In recent years, we at the Indiana Medical History Museum have worked to expand our focus beyond the science and technology, beyond the doctors and administrators who worked here, and beyond the architecture of this incredible historic laboratory facility. Through projects and programs, we have tried to draw more attention to the patients themselves and their experiences at the hospital.
Those other stories are so important, but something as or more important was frequently missing in our interpretation of the Old Pathology Building and Central State Hospital-- the patients. These are the people for whom the hospital existed and for whom many of the hospital's staff worked very hard to help throughout the hospital's long history. But they are also the people who suffered most from the negative consequences when things went wrong through lack of funding, lack of training for staff, lack of understanding of the nature and cause of mental diseases, the weight of stigma and isolation, the lack of empathy on the part of some staff, and too often neglect and abuse.

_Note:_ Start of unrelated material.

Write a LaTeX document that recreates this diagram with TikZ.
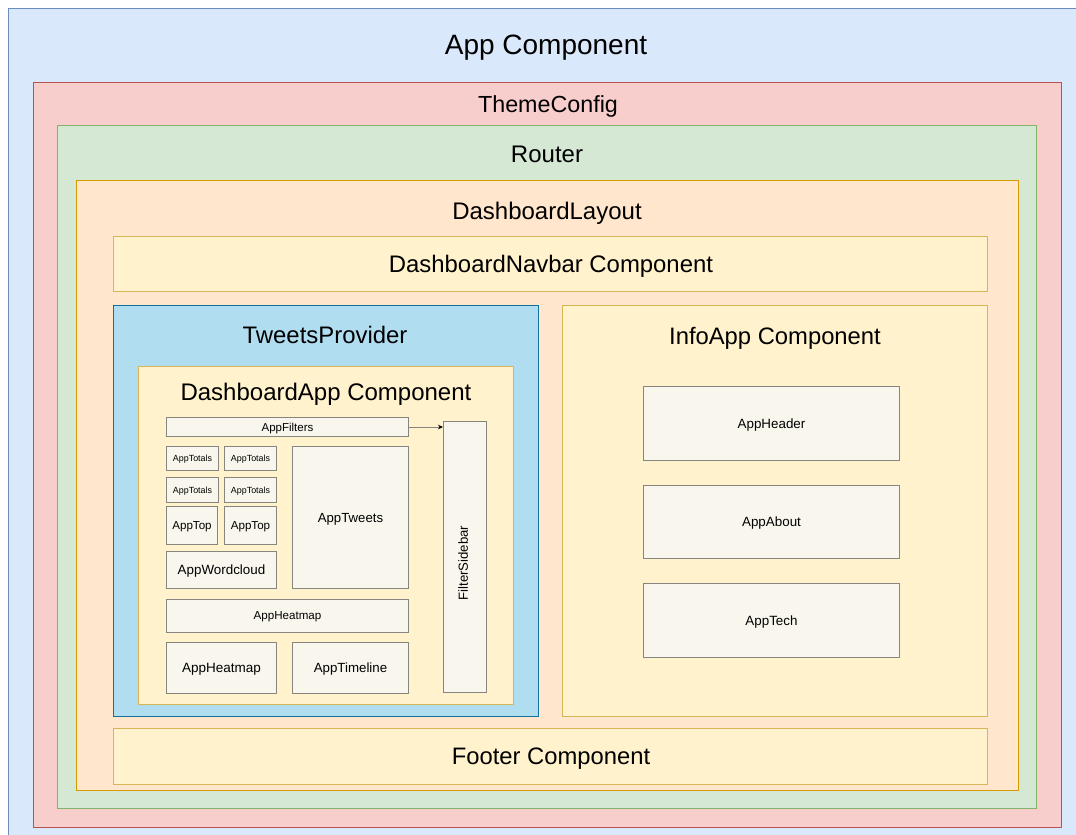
\documentclass[tikz,border=0pt]{standalone}
\usepackage{fontspec}
\setmainfont{Liberation Sans}
\usetikzlibrary{arrows.meta}
\definecolor{blueF}{HTML}{DAE8FC}\definecolor{blueS}{HTML}{6C8EBF}
\definecolor{redF}{HTML}{F8CECC}\definecolor{redS}{HTML}{B85450}
\definecolor{greenF}{HTML}{D5E8D4}\definecolor{greenS}{HTML}{82B366}
\definecolor{orangeF}{HTML}{FFE6CC}\definecolor{orangeS}{HTML}{D79B00}
\definecolor{yelF}{HTML}{FFF2CC}\definecolor{yelS}{HTML}{D6B656}
\definecolor{tpF}{HTML}{B1DDF0}\definecolor{tpS}{HTML}{10739E}
\definecolor{gryF}{HTML}{F9F7ED}\definecolor{gryS}{HTML}{86867F}
\tikzset{
  cont/.style={draw, line width=0.9pt, inner sep=0pt, anchor=north west},
  bluebox/.style={cont, fill=blueF, draw=blueS},
  redbox/.style={cont, fill=redF, draw=redS},
  greenbox/.style={cont, fill=greenF, draw=greenS},
  orangebox/.style={cont, fill=orangeF, draw=orangeS},
  yelbox/.style={cont, fill=yelF, draw=yelS},
  tpbox/.style={cont, fill=tpF, draw=tpS},
  comp/.style={cont, fill=gryF, draw=gryS, align=center, text depth=0pt, line width=1pt},
  title/.style={anchor=base, inner sep=0pt},
  fs/.style={font=\fontsize{#1}{#1}\selectfont},
}
\begin{document}
\begin{tikzpicture}[x=1pt,y=-1pt]
\useasboundingbox (0,0) rectangle (1076,835);
\clip (0,0) rectangle (1076,835);
\node[bluebox, minimum width=1080pt, minimum height=840pt] (app) at (8,8) {};
\node[title, fs=28] (appT) at (546,54) {App Component};
\node[redbox, minimum width=1028pt, minimum height=745pt] (theme) at (33,82) {};
\node[title, fs=23.3] (themeT) at (548,112) {ThemeConfig};
\node[greenbox, minimum width=979pt, minimum height=683pt] (router) at (57,125) {};
\node[title, fs=24] (routerT) at (547,162) {Router};
\node[orangebox, minimum width=942pt, minimum height=610pt] (layout) at (76,180) {};
\node[title, fs=24] (layoutT) at (547,219) {DashboardLayout};
\node[yelbox, minimum width=874pt, minimum height=55pt] (navbar) at (113,236) {};
\node[title, fs=23.9] (navbarT) at (551,272) {DashboardNavbar Component};
\node[yelbox, minimum width=874pt, minimum height=56pt] (footer) at (113,728) {};
\node[title, fs=23.8] (footerT) at (551,764) {Footer Component};
\node[tpbox, minimum width=425pt, minimum height=411pt] (tweets) at (113,305) {};
\node[title, fs=23.9] (tweetsT) at (325,343) {TweetsProvider};
\node[yelbox, minimum width=375pt, minimum height=338pt] (dash) at (138,366) {};
\node[title, fs=24] (dashT) at (326,400) {DashboardApp Component};
\node[yelbox, minimum width=425pt, minimum height=411pt] (info) at (562,305) {};
\node[title, fs=23.8] (infoT) at (775,344) {InfoApp Component};
\node[comp, minimum width=256pt, minimum height=74pt, fs=13.4] (header) at (643,386) {AppHeader};
\node[comp, minimum width=256pt, minimum height=73pt, fs=13.4] (about) at (643,485) {AppAbout};
\node[comp, minimum width=256pt, minimum height=74pt, fs=13.4] (tech) at (643,583) {AppTech};
\node[comp, minimum width=242pt, minimum height=19pt, fs=11.5] (filters) at (166,417) {AppFilters};
\node[comp, minimum width=52pt, minimum height=24pt, fs=8.9] (tot1) at (166,446) {AppTotals};
\node[comp, minimum width=52pt, minimum height=24pt, fs=8.9] (tot2) at (224,446) {AppTotals};
\node[comp, minimum width=52pt, minimum height=25pt, fs=8.9] (tot3) at (166,477) {AppTotals};
\node[comp, minimum width=52pt, minimum height=25pt, fs=8.9] (tot4) at (224,477) {AppTotals};
\node[comp, minimum width=51pt, minimum height=38pt, fs=11.6] (top1) at (166,506) {AppTop};
\node[comp, minimum width=52pt, minimum height=38pt, fs=11.6] (top2) at (224,506) {AppTop};
\node[comp, minimum width=110pt, minimum height=37pt, fs=13.4] (word) at (166,551) {AppWordcloud};
\node[comp, minimum width=116pt, minimum height=142pt, fs=13.2] (tw) at (292,446) {AppTweets};
\node[comp, minimum width=242pt, minimum height=33pt, fs=11.6] (heat1) at (166,599) {AppHeatmap};
\node[comp, minimum width=110pt, minimum height=51pt, fs=13.5] (heat2) at (166,642) {AppHeatmap};
\node[comp, minimum width=116pt, minimum height=51pt, fs=13.3] (timeline) at (292,642) {AppTimeline};
\node[comp, minimum width=43pt, minimum height=271pt] (sidebar) at (443,421) {};
\node[fs=13.2, rotate=90, inner sep=0pt, text depth=0pt] (sidebarT) at ([xshift=-2pt,yshift=-6pt]sidebar.center) {FilterSidebar};
\draw[draw=gryS, line width=1pt, -{Stealth[length=5pt,width=4.5pt,fill=black,color=black]}]
  (filters.east) -- (filters.east -| sidebar.west);
\end{tikzpicture}
\end{document}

There is certainly stigma attached to mental illness today, but in the past this sometimes ran much deeper in society. Patients at Central State Hospital and others like it across the country were frequently ostracized by their families and communities. They were sometimes mistreated. They were isolated here from their families and even to some extent from each other within the hospital's grounds. They were marginalized, ignored, and hidden away in life, with few willing to speak up for them and no real voice of their own. We want them to be remembered in death for who they were and not for their tumor, their lesions, their traumatic brain injury, or their congenital defect.